One of the main reasons I had more or less decided to use separate amps for each set of speakers is because I want to be able to have enough power for the speakers to play at loud (party) volumes without clipping or burning out the amp. Thirty watts per channel seems okay for low-volume background music but can cause problems at higher volumes, can't it?

Bill
 
You can use what I used... the Xantech Distribution Amplifier.

http://www.garrett-smarthome.com/proddetail.php?prod=AV61

It will allow you to split a stereo line pair in 6 pairs.

And as for the amps... Thats why I went with $50 receivers that could deliver 100 watts RMS per channel. No chance for clipping at party volumes.
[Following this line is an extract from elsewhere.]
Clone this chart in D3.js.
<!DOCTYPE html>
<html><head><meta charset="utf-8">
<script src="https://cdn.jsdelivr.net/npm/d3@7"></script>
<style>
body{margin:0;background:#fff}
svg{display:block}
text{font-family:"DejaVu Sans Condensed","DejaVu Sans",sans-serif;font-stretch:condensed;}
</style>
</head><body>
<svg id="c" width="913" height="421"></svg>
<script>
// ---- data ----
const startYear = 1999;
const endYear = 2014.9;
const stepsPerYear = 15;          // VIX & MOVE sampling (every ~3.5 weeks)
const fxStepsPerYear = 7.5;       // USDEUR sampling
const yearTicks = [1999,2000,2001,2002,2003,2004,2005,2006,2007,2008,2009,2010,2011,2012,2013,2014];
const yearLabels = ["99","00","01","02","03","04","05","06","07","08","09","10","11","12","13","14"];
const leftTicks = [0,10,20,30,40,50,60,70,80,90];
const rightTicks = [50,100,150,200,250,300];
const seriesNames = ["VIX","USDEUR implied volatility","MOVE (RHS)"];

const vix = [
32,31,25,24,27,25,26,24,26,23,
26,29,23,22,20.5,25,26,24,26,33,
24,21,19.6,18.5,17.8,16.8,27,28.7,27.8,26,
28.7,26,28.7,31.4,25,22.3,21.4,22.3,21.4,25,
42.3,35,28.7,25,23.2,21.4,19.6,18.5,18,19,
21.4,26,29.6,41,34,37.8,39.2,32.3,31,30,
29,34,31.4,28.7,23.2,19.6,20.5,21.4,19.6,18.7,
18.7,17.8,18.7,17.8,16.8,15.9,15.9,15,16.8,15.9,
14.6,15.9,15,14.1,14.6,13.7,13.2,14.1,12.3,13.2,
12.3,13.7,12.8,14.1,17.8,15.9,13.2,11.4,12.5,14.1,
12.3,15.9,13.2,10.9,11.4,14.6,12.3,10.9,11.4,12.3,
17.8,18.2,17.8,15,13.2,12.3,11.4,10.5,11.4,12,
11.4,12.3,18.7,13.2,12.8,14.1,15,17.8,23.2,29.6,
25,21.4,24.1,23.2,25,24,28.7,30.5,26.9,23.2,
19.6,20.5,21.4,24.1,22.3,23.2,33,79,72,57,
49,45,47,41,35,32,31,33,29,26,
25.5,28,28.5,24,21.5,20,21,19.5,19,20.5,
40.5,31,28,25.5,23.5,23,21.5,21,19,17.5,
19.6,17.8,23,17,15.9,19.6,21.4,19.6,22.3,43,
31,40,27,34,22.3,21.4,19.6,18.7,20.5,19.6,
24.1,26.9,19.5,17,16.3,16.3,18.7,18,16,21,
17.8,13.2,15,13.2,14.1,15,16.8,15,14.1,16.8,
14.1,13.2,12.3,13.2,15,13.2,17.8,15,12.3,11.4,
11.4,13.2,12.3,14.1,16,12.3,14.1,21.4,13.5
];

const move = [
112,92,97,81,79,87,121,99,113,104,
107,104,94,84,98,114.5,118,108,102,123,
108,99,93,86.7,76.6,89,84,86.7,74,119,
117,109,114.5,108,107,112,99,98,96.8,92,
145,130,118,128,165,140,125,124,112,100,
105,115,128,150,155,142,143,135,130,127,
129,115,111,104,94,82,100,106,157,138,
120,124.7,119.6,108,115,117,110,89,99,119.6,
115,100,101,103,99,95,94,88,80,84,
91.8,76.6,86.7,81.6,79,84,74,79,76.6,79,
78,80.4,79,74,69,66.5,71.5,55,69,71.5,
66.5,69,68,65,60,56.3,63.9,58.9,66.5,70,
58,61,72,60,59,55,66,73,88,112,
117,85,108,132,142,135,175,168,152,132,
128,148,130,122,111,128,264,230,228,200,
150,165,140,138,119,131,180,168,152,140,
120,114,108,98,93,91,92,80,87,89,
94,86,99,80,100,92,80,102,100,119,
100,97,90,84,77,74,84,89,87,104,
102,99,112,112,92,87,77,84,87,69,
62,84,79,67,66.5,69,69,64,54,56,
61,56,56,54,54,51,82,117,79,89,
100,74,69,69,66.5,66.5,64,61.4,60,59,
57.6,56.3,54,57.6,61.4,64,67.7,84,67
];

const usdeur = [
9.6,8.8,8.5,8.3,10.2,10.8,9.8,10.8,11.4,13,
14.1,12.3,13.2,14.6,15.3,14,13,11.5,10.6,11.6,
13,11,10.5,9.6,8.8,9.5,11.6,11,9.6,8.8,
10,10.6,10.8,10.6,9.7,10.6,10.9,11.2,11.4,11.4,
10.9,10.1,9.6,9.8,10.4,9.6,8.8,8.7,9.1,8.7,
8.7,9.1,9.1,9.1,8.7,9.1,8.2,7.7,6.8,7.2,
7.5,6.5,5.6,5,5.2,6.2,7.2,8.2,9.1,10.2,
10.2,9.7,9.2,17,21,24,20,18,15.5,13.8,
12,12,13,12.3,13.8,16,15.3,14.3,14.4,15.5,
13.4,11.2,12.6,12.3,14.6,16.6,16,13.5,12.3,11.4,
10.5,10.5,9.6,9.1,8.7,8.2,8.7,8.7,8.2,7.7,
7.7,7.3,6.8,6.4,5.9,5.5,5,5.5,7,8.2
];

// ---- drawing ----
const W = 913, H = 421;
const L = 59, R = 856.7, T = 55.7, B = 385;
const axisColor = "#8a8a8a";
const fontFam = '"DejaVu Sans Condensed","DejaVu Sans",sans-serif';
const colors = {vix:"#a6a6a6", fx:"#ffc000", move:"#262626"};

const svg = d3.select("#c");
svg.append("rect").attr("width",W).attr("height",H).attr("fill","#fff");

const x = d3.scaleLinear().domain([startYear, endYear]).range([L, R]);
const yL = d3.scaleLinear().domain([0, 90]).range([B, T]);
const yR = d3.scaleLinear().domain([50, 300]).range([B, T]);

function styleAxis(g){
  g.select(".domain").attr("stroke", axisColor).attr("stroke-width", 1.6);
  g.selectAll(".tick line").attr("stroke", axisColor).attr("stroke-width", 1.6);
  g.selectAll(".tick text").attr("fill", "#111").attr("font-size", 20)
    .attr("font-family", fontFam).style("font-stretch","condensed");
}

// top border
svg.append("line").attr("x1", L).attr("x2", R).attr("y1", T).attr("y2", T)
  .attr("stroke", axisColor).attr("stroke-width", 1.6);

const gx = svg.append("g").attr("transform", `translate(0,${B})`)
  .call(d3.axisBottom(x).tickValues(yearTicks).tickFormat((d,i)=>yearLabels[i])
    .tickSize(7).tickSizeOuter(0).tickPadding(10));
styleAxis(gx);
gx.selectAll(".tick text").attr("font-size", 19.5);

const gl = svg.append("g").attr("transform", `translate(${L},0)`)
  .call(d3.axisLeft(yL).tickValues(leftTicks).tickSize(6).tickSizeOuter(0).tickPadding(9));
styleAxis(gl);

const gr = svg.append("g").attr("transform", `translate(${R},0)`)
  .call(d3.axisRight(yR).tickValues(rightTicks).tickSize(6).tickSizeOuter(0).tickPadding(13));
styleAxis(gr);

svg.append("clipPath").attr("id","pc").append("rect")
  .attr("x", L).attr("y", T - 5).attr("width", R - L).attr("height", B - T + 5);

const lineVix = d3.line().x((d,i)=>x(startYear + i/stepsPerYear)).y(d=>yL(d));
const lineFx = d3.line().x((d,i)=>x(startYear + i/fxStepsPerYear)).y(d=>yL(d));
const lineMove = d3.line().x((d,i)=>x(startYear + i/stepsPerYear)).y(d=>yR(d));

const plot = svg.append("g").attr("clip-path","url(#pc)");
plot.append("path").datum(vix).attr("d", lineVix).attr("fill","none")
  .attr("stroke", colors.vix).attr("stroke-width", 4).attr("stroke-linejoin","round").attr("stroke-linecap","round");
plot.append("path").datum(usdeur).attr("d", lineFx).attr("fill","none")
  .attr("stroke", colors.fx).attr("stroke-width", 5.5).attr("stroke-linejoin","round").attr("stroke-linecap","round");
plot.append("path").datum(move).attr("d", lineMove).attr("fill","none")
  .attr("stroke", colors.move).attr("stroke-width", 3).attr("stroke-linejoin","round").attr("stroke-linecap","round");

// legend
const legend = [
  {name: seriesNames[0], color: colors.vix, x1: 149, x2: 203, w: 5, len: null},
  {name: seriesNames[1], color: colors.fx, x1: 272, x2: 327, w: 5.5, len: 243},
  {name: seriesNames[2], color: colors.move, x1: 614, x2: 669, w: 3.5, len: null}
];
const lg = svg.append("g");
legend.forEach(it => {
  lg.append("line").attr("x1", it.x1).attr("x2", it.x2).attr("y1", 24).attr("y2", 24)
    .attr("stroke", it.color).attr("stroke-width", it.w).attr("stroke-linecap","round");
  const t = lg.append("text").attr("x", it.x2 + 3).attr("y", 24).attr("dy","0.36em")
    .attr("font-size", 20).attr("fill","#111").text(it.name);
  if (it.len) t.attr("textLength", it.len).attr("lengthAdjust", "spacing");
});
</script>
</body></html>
I doubt you will find a cheaper solution in buying just plain amplifiers as not many people need them so the demand is low and the price is high.

John
 
I hadn't thought of daisy-chaining the receivers like that (it wouldn't work with most standalone amps unless they have passthrough of some sort). It should work fine, but there may be some signal degradation due to multiple steps.

Here's the distribution amplifier that I was using (I forget where I got it):
CELabs 7-way Composite Distribution Amplifier
Same thing from www.partsexpress.com

I don't think I paid that much for it.

I'm currently using custom hardware to do this for my basic AV distribution, but am considering reusing it to distribute a common video channel to multiple displays.
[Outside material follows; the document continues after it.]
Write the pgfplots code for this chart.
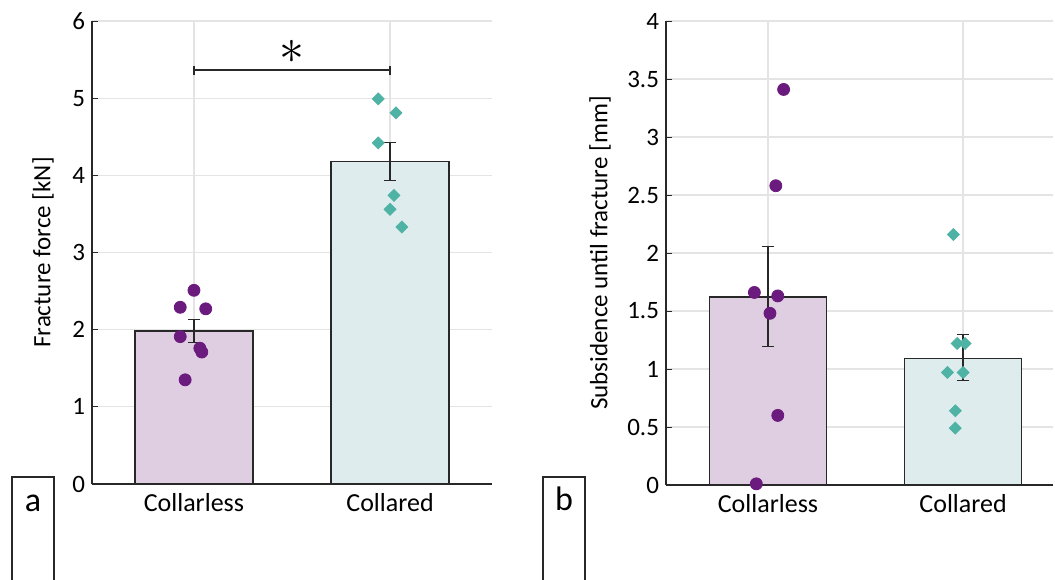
\documentclass[border=0pt]{standalone}
\usepackage{fontspec}
\setmainfont{Carlito}
\usepackage{pgfplots}
\pgfplotsset{compat=1.18}
\definecolor{barP}{RGB}{223,205,225}
\definecolor{barT}{RGB}{222,236,238}
\definecolor{dotP}{RGB}{106,27,125}
\definecolor{dotT}{RGB}{78,178,164}
\definecolor{edge}{RGB}{40,40,40}
\definecolor{gridc}{RGB}{228,228,228}
\pgfplotsset{
 myax/.style={
  scale only axis,
  axis x line*=bottom, axis y line*=left,
  axis line style={-, draw=edge, line width=0.7pt},
  xtick={1,2}, xticklabels={Collarless,Collared},
  grid=major, grid style={gridc, line width=0.6pt},
  tick style={draw=edge, line width=0.5pt},
  major tick length=3pt, tick align=inside,
  ticklabel style={font=\fontsize{12.5}{14}\selectfont},
  x tick label style={font=\fontsize{13}{15}\selectfont, yshift=-1pt},
  /pgf/number format/assume math mode=true,
  ymin=0, clip=false,
 },
 barPs/.style={ybar, bar width=0.6, bar shift=0pt, fill=barP, draw=edge, line width=0.85pt},
 barTs/.style={ybar, bar width=0.6, bar shift=0pt, fill=barT, draw=edge, line width=0.85pt},
 errs/.style={draw=none, mark=none, forget plot, error bars/.cd, y dir=both, y explicit,
   error bar style={draw=edge, line width=0.6pt},
   error mark options={rotate=90, draw=edge, mark size=3.1pt, line width=0.6pt}},
 dotsP/.style={only marks, mark=*, mark size=3pt, mark options={draw=dotP, fill=dotP}},
 dotsT/.style={only marks, mark=square*, mark size=2.1pt, mark options={rotate=45, draw=dotT, fill=dotT}},
}
\begin{document}
\begin{tikzpicture}
\path[use as bounding box] (0,0) rectangle (527.5pt,289.5pt);
% ---------- panel a ----------
\begin{axis}[myax, at={(46pt,47.5pt)}, anchor=south west,
  width=200pt, height=231.5pt,
  xmin=0.48, xmax=2.52, ymax=6, ytick={0,1,2,3,4,5,6},
  ylabel={Fracture force [kN]},
  every axis y label/.style={at={(axis description cs:-0.1225,0.5)}, rotate=90, anchor=center, font=\fontsize{12.5}{14}\selectfont},
]
\addplot[barPs] coordinates {(1,1.98)};
\addplot[barTs] coordinates {(2,4.18)};
\addplot[errs] coordinates {(1,1.98) +- (0,0.15) (2,4.18) +- (0,0.245)};
\addplot[dotsP] coordinates {(1.0,2.51) (0.93,2.29) (1.06,2.27) (0.93,1.91) (1.03,1.76) (1.04,1.71) (0.955,1.35)};
\addplot[dotsT] coordinates {(1.94,4.99) (2.03,4.81) (1.94,4.42) (2.02,3.74) (2.0,3.56) (2.06,3.33)};
\addplot[edge, line width=0.9pt, mark=|, mark size=2.3pt, mark options={line width=0.9pt}] coordinates {(1,5.36) (2,5.36)};
\node[inner sep=0pt, font=\fontsize{25}{25}\selectfont] at (axis cs:1.5,5.6) {$\ast$};
\end{axis}
% ---------- panel b ----------
\begin{axis}[myax, at={(333pt,47pt)}, anchor=south west,
  width=193.5pt, height=232pt,
  xmin=0.477, xmax=2.461, ymax=4, ytick={0,0.5,1,1.5,2,2.5,3,3.5,4},
  ylabel={Subsidence until fracture [mm]},
  every axis y label/.style={at={(axis description cs:-0.1705,0.5)}, rotate=90, anchor=center, font=\fontsize{12.5}{14}\selectfont},
]
\addplot[barPs] coordinates {(1,1.62)};
\addplot[barTs] coordinates {(2,1.09)};
\addplot[errs] coordinates {(1,1.625) +- (0,0.43) (2,1.10) +- (0,0.20)};
\addplot[dotsP] coordinates {(1.08,3.41) (1.04,2.58) (0.93,1.66) (1.05,1.63) (1.01,1.48) (1.05,0.60) (0.94,0.01)};
\addplot[dotsT] coordinates {(1.95,2.16) (1.97,1.22) (2.01,1.22) (1.92,0.97) (2.0,0.97) (1.96,0.64) (1.96,0.49)};
\end{axis}
% panel letters
\draw[edge, line width=0.6pt] (6pt,-5pt) -- (6pt,51pt) -- (27pt,51pt) -- (27pt,-5pt);
\node[font=\fontsize{17}{17}\selectfont] at (16.5pt,38pt) {a};
\draw[edge, line width=0.6pt] (271.5pt,-5pt) -- (271.5pt,51pt) -- (292.5pt,51pt) -- (292.5pt,-5pt);
\node[font=\fontsize{17}{17}\selectfont] at (282pt,40pt) {b};
\end{tikzpicture}
\end{document}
I went with a multiple receiver approach because I had the spare receiver sitting there not being used. I got tired of trying to figure out where to store it.
 
John,

Ohhhhhhhhhhhhhh....now I get it!

When I saw the "distribution amplifier" on your diagram, I thought you were talking about the kind of 12-channel amplifiers that seem to cost around $1200.

$84 is definitely totally doable. Susie spends more than that on a new shirt so WAF should not be a problem!

If I understand this correctly now, I can use the Xantech to split the line-level signal and then run from that to the separate receivers. Are you pretty happy with the Technics receivers you have?

Thanks again for all the help and patience on what are no doubt a bunch of elementary questions.

Bill
 
xlucent said:
Dublin00,

Thinking about my last post, it seems to me that maybe all I'd have to do is connect the preamp output (tape out or line out) of my Marantz receiver to the input of something like your Sonance amp. Is that correct? If so, since you have a couple of the Sonance amps, do you just split the signal out of the control amp?

Bill
Hi, sorry I didn't comment on that, but for me I used the pre-amp output on my Sony STR-V444ES (not Marantz). As others have commented the tape loop should work fine too.

As for connecting all of my Sonance 260X3's to one pre-amp output the nice thing about these amps is that they are designed to daisy chain. Each one has a line-in and a line-out, so you just daisy-chain one to the other. Also, no noticable delay that I can hear. I'm sure there is small delay from amp-to-amp, but it is probably so small you would need something more sensitive than my ears to hear it.
 
The preamp output would be ok if you want to control the overall volume with the main receiver. If you want to control each zones volume then I would use the tape output.

I like the Technics receivers. It allows me to control each zones bass and treble to adjust for differences in speakers.